Hi all, does anyone have experience importing and ...
# ask-community
d
Hi all, does anyone have experience importing and calling scrapy API scripts in Prefect? I am running into a
Copy code
KeyError: 'Spider not found: 'scraper'
when I try to run debug my program. However when I try to define the function the task is calling manually, it works as intended.
n
Hi @Dominic Pham - can you give a little more info about how you’re attempting your run your flow? For example, are you running this in docker?
d
Hi @nicholas, I am running the flow locally via pressing F5 in a .py file in VSCode. My current project structure looks like this:
Copy code
-Project
  |--outputs
  |--scraper
     |--spiders
  |--flow.py
  |--scrapy_api_script.py
  |--scrapy.cfg
Here is a snippet of the flow.py code that I have written
Copy code
from scraper_api import instantiate_web_scraper
@task
def scrapy_api_call(job_list:list):
    # Call the scrapy API file for the scraper. Using job titles from the db output as inputs for the API call.
    for title in job_list[0]:
        return scraper_api.instantiate_web_scraper(title)
    

def prefect_flow():
    with Flow("Pipeline") as flow:
        db_pull = connection()
        run_scraper = scrapy_api_call(db_pull)
        flow.run()
        
if __name__=="__main__":
    prefect_flow()
n
Can you try moving
flow.run()
outside of the flow context? i.e.:
Copy code
def prefect_flow():
  with Flow("Pipeline") as flow:
    # .. 

  flow.run()
d
Still encountering issues. The error seems to occur in the API scrip
Copy code
KeyError 'Spider not found: scraper'
File "C:\Users\x\x\Documents\Prefect Projects\Prefect-Projects\scraper\scraper_api.py", line 6, in instantiate_web_scraper
    process.crawl("indeed_scraper", title=job_title)
  File "C:\Users\x\x\Documents\Prefect Projects\Prefect-Projects\Cscraper\01_instantiate_scraper.py", line 52, in scrapy_api_call (Current frame)
    return instantiate_web_scraper(title)

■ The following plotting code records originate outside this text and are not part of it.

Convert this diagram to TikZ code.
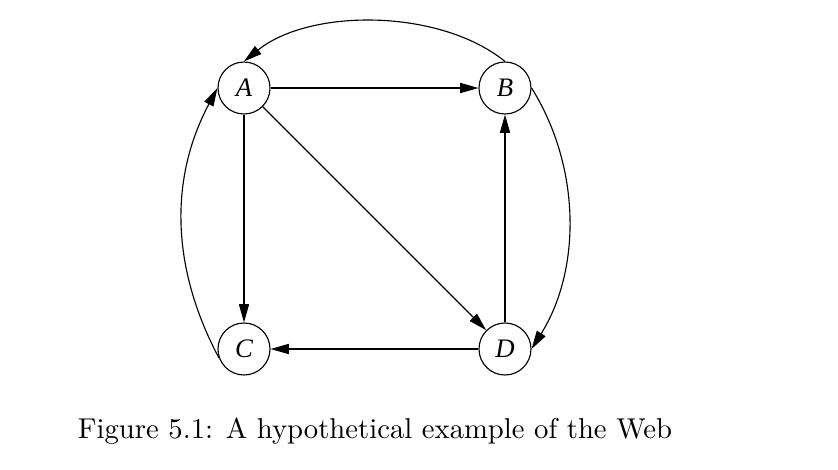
\documentclass[tikz,border=0pt]{standalone}
\usepackage{fontspec}
\newfontfamily\labelfont{Liberation Serif}
\usetikzlibrary{arrows.meta}
\tikzset{
  page/.style={x=0.0125cm,y=-0.0125cm},
  vertex/.style={circle,draw,line width=0.4pt,minimum size=0.65cm,inner sep=0pt,
    font=\labelfont\fontsize{9.5}{10}\selectfont\itshape},
  link/.style={line width=0.4pt,-{Triangle[length=6.5pt,width=3.6pt]}}
}
\begin{document}
\begin{tikzpicture}[page]
\useasboundingbox (0,0) rectangle (838,470);
\node[vertex] (A) at (244,88) {A};
\node[vertex] (B) at (505,88) {B};
\node[vertex] (C) at (244,349) {C};
\node[vertex] (D) at (505,349) {D};
\draw[link] (A) -- (B);
\draw[link] (A) -- (C);
\draw[link] (A) -- (D);
\draw[link] (D) -- (B);
\draw[link] (D) -- (C);
\draw[link] (B.north) to[out=141,in=39,looseness=0.83] (A.north);
\draw[link] (B.east) to[out=-58,in=58,looseness=0.92] (D.east);
\draw[link] (C.200) to[out=118,in=-118,looseness=0.97] (A.west);
\node[font=\fontsize{10.2}{12}\selectfont,anchor=base] (cap) at (375,438)
  {Figure 5.1: A hypothetical example of the Web};
\end{tikzpicture}
\end{document}
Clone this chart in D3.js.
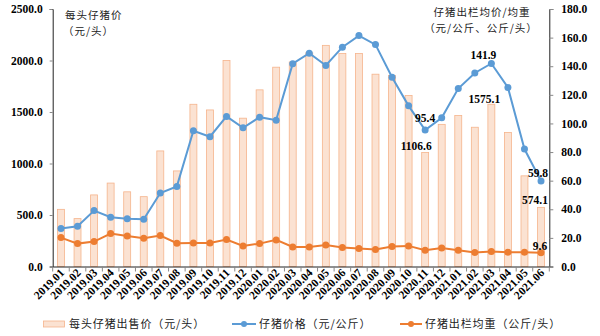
<!DOCTYPE html>
<html>
<head>
<meta charset="utf-8">
<script src="https://cdn.jsdelivr.net/npm/d3@7"></script>
<style>
  html, body { margin: 0; padding: 0; background: #fff; }
  svg { display: block; }
  .num { font-family: "Liberation Serif", "Times New Roman", serif; font-weight: bold; fill: #000; }
  .cjk { font-family: "Noto Sans CJK SC", sans-serif; fill: #222; }
</style>
</head>
<body>
<svg id="chart" width="600" height="336"></svg>
<script>
// Months
const months = [
  "2019.01","2019.02","2019.03","2019.04","2019.05","2019.06","2019.07","2019.08","2019.09","2019.10",
  "2019.11","2019.12","2020.01","2020.02","2020.03","2020.04","2020.05","2020.06","2020.07","2020.08",
  "2020.09","2020.10","2020.11","2020.12","2021.01","2021.02","2021.03","2021.04","2021.05","2021.06"
];
// 每头仔猪出售价（元/头）
const pricePerHead = [
  555, 465, 695, 810, 725, 678, 1122, 928, 1575, 1520,
  2000, 1440, 1715, 1935, 1986, 2075, 2147, 2067, 2067, 1867,
  1855, 1660, 1106.6, 1380, 1467, 1352, 1575.1, 1302, 880, 574.1
];
// 仔猪价格（元/公斤）
const pricePerKg = [
  26.5, 28.1, 39.1, 34.4, 33.3, 33.0, 51.4, 56.0, 94.9, 90.7,
  104.9, 97.0, 104.4, 102.3, 141.8, 149.1, 140.5, 153.3, 161.4, 155.1,
  132.3, 112.3, 95.4, 104.0, 124.4, 135.3, 141.9, 125.1, 82.1, 59.8
];
// 仔猪出栏均重（公斤/头）
const avgWeight = [
  20.2, 16.0, 17.4, 23.0, 21.4, 19.8, 21.6, 16.3, 16.5, 16.5,
  18.8, 14.4, 16.0, 18.6, 13.7, 13.7, 15.1, 13.3, 12.6, 11.9,
  14.0, 14.4, 11.4, 13.0, 11.4, 9.8, 10.5, 10.0, 10.0, 9.6
];
const leftTicks = [0, 500, 1000, 1500, 2000, 2500];
const rightTicks = [0, 20, 40, 60, 80, 100, 120, 140, 160, 180];

const svg = d3.select("#chart");
const plotLeft = 52.7, plotRight = 549.3, plotTop = 9, plotBottom = 266.5;

const x = d3.scaleBand().domain(months).range([plotLeft, plotRight]).paddingInner(0.58).paddingOuter(0.29);
const xb = d3.scaleBand().domain(months).range([plotLeft, plotRight]);
const yL = d3.scaleLinear().domain([0, 2500]).range([plotBottom, plotTop]);
const yR = d3.scaleLinear().domain([0, 180]).range([plotBottom, plotTop]);

const barFill = "#FBE2D2", barStroke = "#F5B48C";
const blue = "#5B9BD5", orange = "#ED7D31";

// bars
svg.append("g").selectAll("rect").data(months).join("rect")
  .attr("x", d => x(d))
  .attr("width", x.bandwidth())
  .attr("y", (d, i) => yL(pricePerHead[i]))
  .attr("height", (d, i) => plotBottom - yL(pricePerHead[i]))
  .attr("fill", barFill)
  .attr("stroke", barStroke)
  .attr("stroke-width", 0.8);

// axes
const axL = svg.append("g").attr("transform", `translate(${plotLeft},0)`)
  .call(d3.axisLeft(yL).tickValues(leftTicks).tickFormat(d3.format(".1f")).tickSize(3).tickPadding(7));
const axR = svg.append("g").attr("transform", `translate(${plotRight},0)`)
  .call(d3.axisRight(yR).tickValues(rightTicks).tickFormat(d3.format(".1f")).tickSize(4).tickPadding(8));
const axX = svg.append("g").attr("transform", `translate(0,${plotBottom})`)
  .call(d3.axisBottom(xb).tickSize(0).tickFormat(""));

[axL, axR].forEach(g => {
  g.select(".domain").attr("stroke", "#222").attr("stroke-width", 1);
  g.selectAll(".tick line").attr("stroke", "#888");
  g.selectAll(".tick text").attr("class", "num").style("font-size", "11.5px");
});
axX.select(".domain").attr("stroke", "#222").attr("stroke-width", 1);

// boundary ticks on the category axis
svg.append("g").selectAll("line").data(d3.range(months.length + 1)).join("line")
  .attr("x1", i => plotLeft + i * xb.step())
  .attr("x2", i => plotLeft + i * xb.step())
  .attr("y1", plotBottom).attr("y2", plotBottom + 5)
  .attr("stroke", "#888").attr("stroke-width", 1);

// rotated month labels
svg.append("g").selectAll("text").data(months).join("text")
  .attr("class", "num")
  .style("font-size", "11.5px")
  .attr("text-anchor", "end")
  .attr("transform", d => `translate(${xb(d) + xb.bandwidth() / 2 + 4},${plotBottom + 7}) rotate(-45)`)
  .text(d => d);

// lines
function drawSeries(values, color) {
  const pts = months.map((m, i) => [xb(m) + xb.bandwidth() / 2, yR(values[i])]);
  svg.append("path").attr("d", d3.line()(pts))
    .attr("fill", "none").attr("stroke", color).attr("stroke-width", 2);
  svg.append("g").selectAll("circle").data(pts).join("circle")
    .attr("cx", d => d[0]).attr("cy", d => d[1]).attr("r", 3.5).attr("fill", color);
}
drawSeries(pricePerKg, blue);
drawSeries(avgWeight, orange);

// value labels
const cx = m => xb(m) + xb.bandwidth() / 2;
const notes = [
  { i: 26, v: pricePerKg[26], s: yR, dx: -8, dy: -5 },
  { i: 26, v: pricePerHead[26], s: yL, dx: -7, dy: -1 },
  { i: 22, v: pricePerKg[22], s: yR, dx: 0, dy: -8 },
  { i: 22, v: pricePerHead[22], s: yL, dx: -9, dy: -3 },
  { i: 29, v: pricePerKg[29], s: yR, dx: -3, dy: -4 },
  { i: 29, v: pricePerHead[29], s: yL, dx: -6, dy: -3 },
  { i: 29, v: avgWeight[29], s: yR, dx: -1, dy: -3 }
];
svg.append("g").selectAll("text").data(notes).join("text")
  .attr("class", "num").style("font-size", "11.5px")
  .attr("text-anchor", "middle")
  .attr("x", d => cx(months[d.i]) + d.dx)
  .attr("y", d => d.s(d.v) + d.dy)
  .text(d => d3.format(".1f")(d.v));

// axis titles
const t1 = svg.append("text").attr("class", "cjk").style("font-size", "10.5px").style("letter-spacing", "1px");
t1.append("tspan").attr("x", 65).attr("y", 19).text("每头仔猪价");
t1.append("tspan").attr("x", 63).attr("y", 35).text("（元/头）");
const t2 = svg.append("text").attr("class", "cjk").style("font-size", "10.5px").style("letter-spacing", "1px").attr("text-anchor", "middle");
t2.append("tspan").attr("x", 482).attr("y", 16).text("仔猪出栏均价/均重");
t2.append("tspan").attr("x", 481).attr("y", 32).text("（元/公斤、公斤/头）");

// legend
const lg = svg.append("g");
lg.append("rect").attr("x", 43.5).attr("y", 321).attr("width", 21).attr("height", 6)
  .attr("fill", barFill).attr("stroke", barStroke).attr("stroke-width", 0.8);
lg.append("text").attr("class", "cjk").style("font-size", "11px").style("letter-spacing", "0.9px")
  .attr("x", 69).attr("y", 328).text("每头仔猪出售价（元/头）");
lg.append("line").attr("x1", 232).attr("x2", 256).attr("y1", 324).attr("y2", 324)
  .attr("stroke", blue).attr("stroke-width", 2);
lg.append("circle").attr("cx", 244).attr("cy", 324).attr("r", 3).attr("fill", blue);
lg.append("text").attr("class", "cjk").style("font-size", "11px").style("letter-spacing", "0.9px")
  .attr("x", 259).attr("y", 328).text("仔猪价格（元/公斤）");
lg.append("line").attr("x1", 400).attr("x2", 422).attr("y1", 324).attr("y2", 324)
  .attr("stroke", orange).attr("stroke-width", 2);
lg.append("circle").attr("cx", 411).attr("cy", 324).attr("r", 3).attr("fill", orange);
lg.append("text").attr("class", "cjk").style("font-size", "11px").style("letter-spacing", "0.9px")
  .attr("x", 425).attr("y", 328).text("仔猪出栏均重（公斤/头）");
</script>
</body>
</html>
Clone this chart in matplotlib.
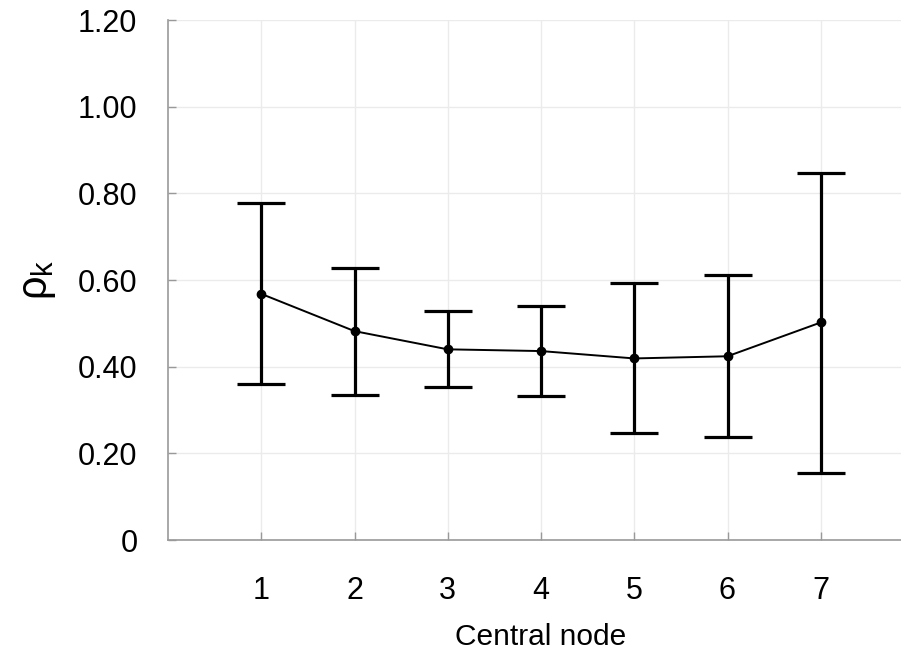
import matplotlib
matplotlib.use("Agg")
import matplotlib.pyplot as plt

plt.rcParams['font.family'] = ['Liberation Sans', 'DejaVu Sans']
plt.rcParams['mathtext.fontset'] = 'custom'
plt.rcParams['mathtext.rm'] = 'Liberation Sans'
plt.rcParams['mathtext.it'] = 'Liberation Sans'

# data
nodes = [1, 2, 3, 4, 5, 6, 7]
rho_mean = [0.568, 0.482, 0.440, 0.436, 0.419, 0.424, 0.502]
rho_upper = [0.777, 0.627, 0.529, 0.541, 0.592, 0.611, 0.846]
rho_lower = [0.360, 0.335, 0.352, 0.332, 0.246, 0.238, 0.155]
ytick_vals = [0, 0.2, 0.4, 0.6, 0.8, 1.0, 1.2]
ytick_labels = ["0", "0.20", "0.40", "0.60", "0.80", "1.00", "1.20"]

err_low = [m - l for m, l in zip(rho_mean, rho_lower)]
err_high = [u - m for m, u in zip(rho_mean, rho_upper)]

fig = plt.figure(figsize=(9.01, 6.59), dpi=100)
ax = fig.add_axes([168/901, 119/659, 746/901, 520/659])

ax.errorbar(nodes, rho_mean, yerr=[err_low, err_high], fmt='none',
            ecolor='black', elinewidth=2.3, capsize=17, capthick=2.3, zorder=3)
ax.plot(nodes, rho_mean, color='black', linewidth=1.4, marker='o',
        markersize=6, zorder=4)

ax.set_xlim(0, 8)
ax.set_ylim(0, 1.2)
ax.set_xticks(nodes)
ax.set_yticks(ytick_vals)
ax.set_yticklabels(ytick_labels)
ax.tick_params(axis='both', direction='in', length=6, width=1, color='#999999',
               labelsize=22)
ax.tick_params(axis='x', pad=26)
ax.tick_params(axis='y', pad=22)

ax.grid(True, color='#ebebeb', linewidth=1)
ax.set_axisbelow(True)
for s in ['top', 'right']:
    ax.spines[s].set_visible(False)
for s in ['left', 'bottom']:
    ax.spines[s].set_color('#999999')
    ax.spines[s].set_linewidth(1.2)

ax.set_xlabel("Central node", fontsize=21.5, labelpad=12)
ax.set_ylabel(r"$\rho_k$", fontsize=30, labelpad=14)

fig.savefig("out.png", dpi=100)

  File "C:\Users\x\x\Documents\Prefect Projects\Prefect-Projects\scraper\01_instantiate_scraper.py", line 60, in prefect_flow
    flow.run()
  File "C:\Users\x\x\Documents\Prefect Projects\Prefect-Projects\scraper\01_instantiate_scraper.py", line 63, in <module>
    prefect_flow()
n
Hm, you’ve got an import issue somewhere; one thing I noticed is that you’re not importing
scraper_api
, you’re importing
instantiate_web_scraper
but still calling
scraper_api.instantiate_web_scraper
d
Ah yes I've tried importing just scraper_api, as it only has one function (because it is a script that I wrote) but during execution VSCode will open the script file and direct me to the line where the error is occurring.